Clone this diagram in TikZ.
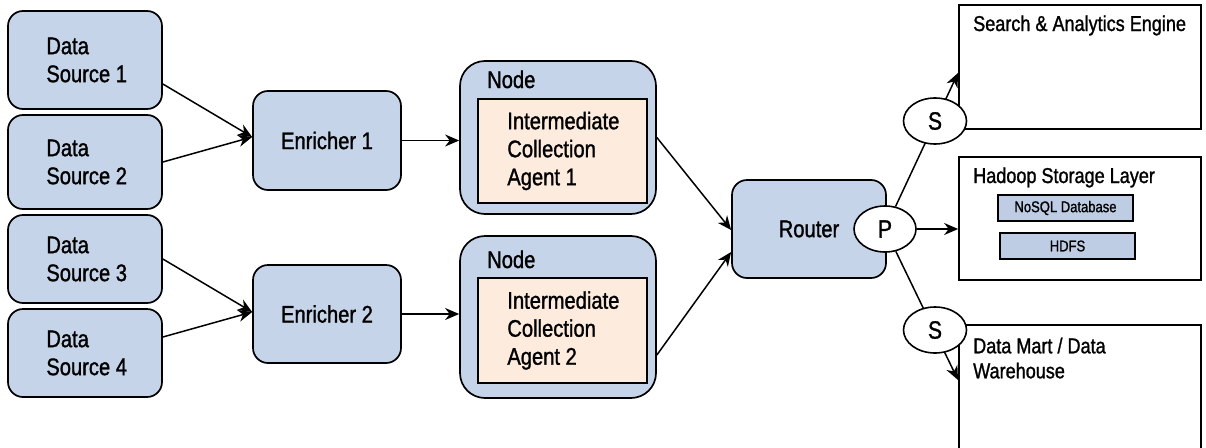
\documentclass[tikz,border=0pt]{standalone}
\usepackage{fontspec}
\setmainfont{Liberation Sans}[FakeStretch=0.84,FakeBold=1.2]
\usetikzlibrary{arrows.meta,shapes.geometric}
\definecolor{boxblue}{RGB}{197,212,233}
\definecolor{agentfill}{RGB}{253,235,222}
\definecolor{dbblue}{RGB}{190,205,228}
\begin{document}
\begin{tikzpicture}[x=1pt,y=-1pt,
  bluebox/.style={draw, line width=1.7pt, fill=boxblue, rounded corners=15pt, inner sep=0pt},
  nodebox/.style={draw, line width=1.7pt, fill=boxblue, rounded corners=25pt, inner sep=0pt},
  agentbox/.style={draw, line width=1.7pt, fill=agentfill, inner sep=0pt},
  sinkbox/.style={draw, line width=1.7pt, fill=white, inner sep=0pt},
  dbbox/.style={draw, line width=1.3pt, fill=dbblue, inner sep=0pt, font=\fontsize{15.5}{18}\selectfont},
  big/.style={font=\fontsize{24}{28}\selectfont, inner sep=0pt, align=left},
  mid/.style={font=\fontsize{21.5}{25}\selectfont, inner sep=0pt, align=left},
  oval/.style={draw, ellipse, line width=1.6pt, fill=white, inner sep=0pt, font=\fontsize{25}{28}\selectfont},
  arr/.style={line width=1.5pt, -{Stealth[length=14pt,width=12pt,inset=4.5pt]}}
]
\useasboundingbox (0,0) rectangle (1206,447);
\clip (0,0) rectangle (1206,447);

% data sources
\node[bluebox, minimum width=154pt, minimum height=98pt] (ds1) at (85,60) {};
\node[bluebox, minimum width=154pt, minimum height=94pt] (ds2) at (85,162) {};
\node[bluebox, minimum width=154pt, minimum height=88pt] (ds3) at (85,259) {};
\node[bluebox, minimum width=154pt, minimum height=88pt] (ds4) at (85,353) {};
\node[big, anchor=west] (ds1t) at ([xshift=39pt]ds1.west) {Data\\Source 1};
\node[big, anchor=west] (ds2t) at ([xshift=39pt]ds2.west) {Data\\Source 2};
\node[big, anchor=west] (ds3t) at ([xshift=39pt]ds3.west) {Data\\Source 3};
\node[big, anchor=west] (ds4t) at ([xshift=39pt]ds4.west) {Data\\Source 4};

% enrichers
\node[bluebox, big, minimum width=148pt, minimum height=99pt] (enr1) at (327,140.5) {Enricher 1};
\node[bluebox, big, minimum width=148pt, minimum height=98pt] (enr2) at (327,314) {Enricher 2};

% nodes with agents
\node[nodebox, minimum width=196pt, minimum height=153pt] (node1) at (558,137.5) {};
\node[agentbox, minimum width=169pt, minimum height=104pt] (inner1) at (562.5,151) {};
\node[big, anchor=base west] (node1t) at (487,88) {Node};
\node[big, anchor=west] (agent1t) at ([xshift=30pt]inner1.west) {Intermediate\\Collection\\Agent 1};

\node[nodebox, minimum width=196pt, minimum height=162pt] (node2) at (558,317) {};
\node[agentbox, minimum width=169pt, minimum height=105pt] (inner2) at (562.5,330.5) {};
\node[big, anchor=base west] (node2t) at (487,268) {Node};
\node[big, anchor=west] (agent2t) at ([xshift=30pt]inner2.west) {Intermediate\\Collection\\Agent 2};

% router
\node[bluebox, big, minimum width=154pt, minimum height=98pt] (router) at (809,229) {Router};
\node[oval, minimum width=62pt, minimum height=46pt] (P) at (885,229) {P};

% sinks
\node[sinkbox, minimum width=242pt, minimum height=124pt] (search) at (1080,67) {};
\node[mid, anchor=base west] (searcht) at (973,31) {Search \& Analytics Engine};
\node[sinkbox, minimum width=242pt, minimum height=123pt] (hadoop) at (1080,218.5) {};
\node[mid, anchor=base west] (hadoopt) at (973,183) {Hadoop Storage Layer};
\node[dbbox, minimum width=135pt, minimum height=26pt] (nosql) at (1065.5,208) {NoSQL Database};
\node[dbbox, minimum width=135pt, minimum height=26pt] (hdfs) at (1067.5,246) {HDFS};
\node[sinkbox, minimum width=242pt, minimum height=150pt] (dm) at (1080,400) {};
\node[mid, anchor=north west] (dmt) at (973,337.5) {Data Mart / Data\\Warehouse};

% connectors
\draw[arr] ([yshift=-24pt]ds1.east) -- ([yshift=3.5pt]enr1.west);
\draw[arr] (ds2.east) -- ([yshift=3.5pt]enr1.west);
\draw[arr] (ds3.east) -- ([yshift=2pt]enr2.west);
\draw[arr] ([yshift=16pt]ds4.east) -- ([yshift=2pt]enr2.west);
\draw[arr] (enr1.east) -- (enr1.east -| node1.west);
\draw[arr] (enr2.east) -- (enr2.east -| node2.west);
\draw[arr] (node1.east) -- ([yshift=-1pt]router.west);
\draw[arr] ([yshift=-38pt]node2.east) -- ([yshift=-23pt]router.west);

\coordinate (tS) at (958,73);
\coordinate (tD) at (958,380);
\draw[arr] (P) -- (tS);
\draw[arr] (P) -- (tD);
\draw[arr] (P.east) -- (P.east -| hadoop.west);

\node[oval, minimum width=63pt, minimum height=46pt] (S1) at (935,121) {S};
\node[oval, minimum width=63pt, minimum height=46pt] (S2) at (935,330) {S};
\end{tikzpicture}
\end{document}
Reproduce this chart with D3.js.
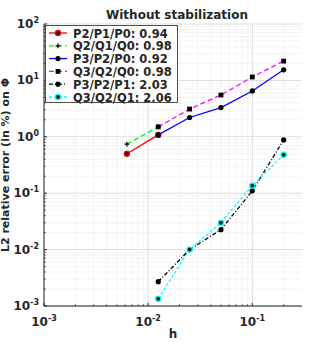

◆ ◆ ◆ ◆ ◆ ◆ ◆

Set exercise
Every line above should be repeated exactly; pictures stay out of the copy.

Answer to this task
Clone this diagram in TikZ.
\documentclass[tikz,border=0pt]{standalone}
\usepackage{fontspec}
\setmainfont{Liberation Sans}[FakeStretch=0.84,FakeBold=1.2]
\usetikzlibrary{arrows.meta,shapes.geometric}
\definecolor{boxblue}{RGB}{197,212,233}
\definecolor{agentfill}{RGB}{253,235,222}
\definecolor{dbblue}{RGB}{190,205,228}
\begin{document}
\begin{tikzpicture}[x=1pt,y=-1pt,
  bluebox/.style={draw, line width=1.7pt, fill=boxblue, rounded corners=15pt, inner sep=0pt},
  nodebox/.style={draw, line width=1.7pt, fill=boxblue, rounded corners=25pt, inner sep=0pt},
  agentbox/.style={draw, line width=1.7pt, fill=agentfill, inner sep=0pt},
  sinkbox/.style={draw, line width=1.7pt, fill=white, inner sep=0pt},
  dbbox/.style={draw, line width=1.3pt, fill=dbblue, inner sep=0pt, font=\fontsize{15.5}{18}\selectfont},
  big/.style={font=\fontsize{24}{28}\selectfont, inner sep=0pt, align=left},
  mid/.style={font=\fontsize{21.5}{25}\selectfont, inner sep=0pt, align=left},
  oval/.style={draw, ellipse, line width=1.6pt, fill=white, inner sep=0pt, font=\fontsize{25}{28}\selectfont},
  arr/.style={line width=1.5pt, -{Stealth[length=14pt,width=12pt,inset=4.5pt]}}
]
\useasboundingbox (0,0) rectangle (1206,447);
\clip (0,0) rectangle (1206,447);

% data sources
\node[bluebox, minimum width=154pt, minimum height=98pt] (ds1) at (85,60) {};
\node[bluebox, minimum width=154pt, minimum height=94pt] (ds2) at (85,162) {};
\node[bluebox, minimum width=154pt, minimum height=88pt] (ds3) at (85,259) {};
\node[bluebox, minimum width=154pt, minimum height=88pt] (ds4) at (85,353) {};
\node[big, anchor=west] (ds1t) at ([xshift=39pt]ds1.west) {Data\\Source 1};
\node[big, anchor=west] (ds2t) at ([xshift=39pt]ds2.west) {Data\\Source 2};
\node[big, anchor=west] (ds3t) at ([xshift=39pt]ds3.west) {Data\\Source 3};
\node[big, anchor=west] (ds4t) at ([xshift=39pt]ds4.west) {Data\\Source 4};

% enrichers
\node[bluebox, big, minimum width=148pt, minimum height=99pt] (enr1) at (327,140.5) {Enricher 1};
\node[bluebox, big, minimum width=148pt, minimum height=98pt] (enr2) at (327,314) {Enricher 2};

% nodes with agents
\node[nodebox, minimum width=196pt, minimum height=153pt] (node1) at (558,137.5) {};
\node[agentbox, minimum width=169pt, minimum height=104pt] (inner1) at (562.5,151) {};
\node[big, anchor=base west] (node1t) at (487,88) {Node};
\node[big, anchor=west] (agent1t) at ([xshift=30pt]inner1.west) {Intermediate\\Collection\\Agent 1};

\node[nodebox, minimum width=196pt, minimum height=162pt] (node2) at (558,317) {};
\node[agentbox, minimum width=169pt, minimum height=105pt] (inner2) at (562.5,330.5) {};
\node[big, anchor=base west] (node2t) at (487,268) {Node};
\node[big, anchor=west] (agent2t) at ([xshift=30pt]inner2.west) {Intermediate\\Collection\\Agent 2};

% router
\node[bluebox, big, minimum width=154pt, minimum height=98pt] (router) at (809,229) {Router};
\node[oval, minimum width=62pt, minimum height=46pt] (P) at (885,229) {P};

% sinks
\node[sinkbox, minimum width=242pt, minimum height=124pt] (search) at (1080,67) {};
\node[mid, anchor=base west] (searcht) at (973,31) {Search \& Analytics Engine};
\node[sinkbox, minimum width=242pt, minimum height=123pt] (hadoop) at (1080,218.5) {};
\node[mid, anchor=base west] (hadoopt) at (973,183) {Hadoop Storage Layer};
\node[dbbox, minimum width=135pt, minimum height=26pt] (nosql) at (1065.5,208) {NoSQL Database};
\node[dbbox, minimum width=135pt, minimum height=26pt] (hdfs) at (1067.5,246) {HDFS};
\node[sinkbox, minimum width=242pt, minimum height=150pt] (dm) at (1080,400) {};
\node[mid, anchor=north west] (dmt) at (973,337.5) {Data Mart / Data\\Warehouse};

% connectors
\draw[arr] ([yshift=-24pt]ds1.east) -- ([yshift=3.5pt]enr1.west);
\draw[arr] (ds2.east) -- ([yshift=3.5pt]enr1.west);
\draw[arr] (ds3.east) -- ([yshift=2pt]enr2.west);
\draw[arr] ([yshift=16pt]ds4.east) -- ([yshift=2pt]enr2.west);
\draw[arr] (enr1.east) -- (enr1.east -| node1.west);
\draw[arr] (enr2.east) -- (enr2.east -| node2.west);
\draw[arr] (node1.east) -- ([yshift=-1pt]router.west);
\draw[arr] ([yshift=-38pt]node2.east) -- ([yshift=-23pt]router.west);

\coordinate (tS) at (958,73);
\coordinate (tD) at (958,380);
\draw[arr] (P) -- (tS);
\draw[arr] (P) -- (tD);
\draw[arr] (P.east) -- (P.east -| hadoop.west);

\node[oval, minimum width=63pt, minimum height=46pt] (S1) at (935,121) {S};
\node[oval, minimum width=63pt, minimum height=46pt] (S2) at (935,330) {S};
\end{tikzpicture}
\end{document}
Reproduce this chart with D3.js.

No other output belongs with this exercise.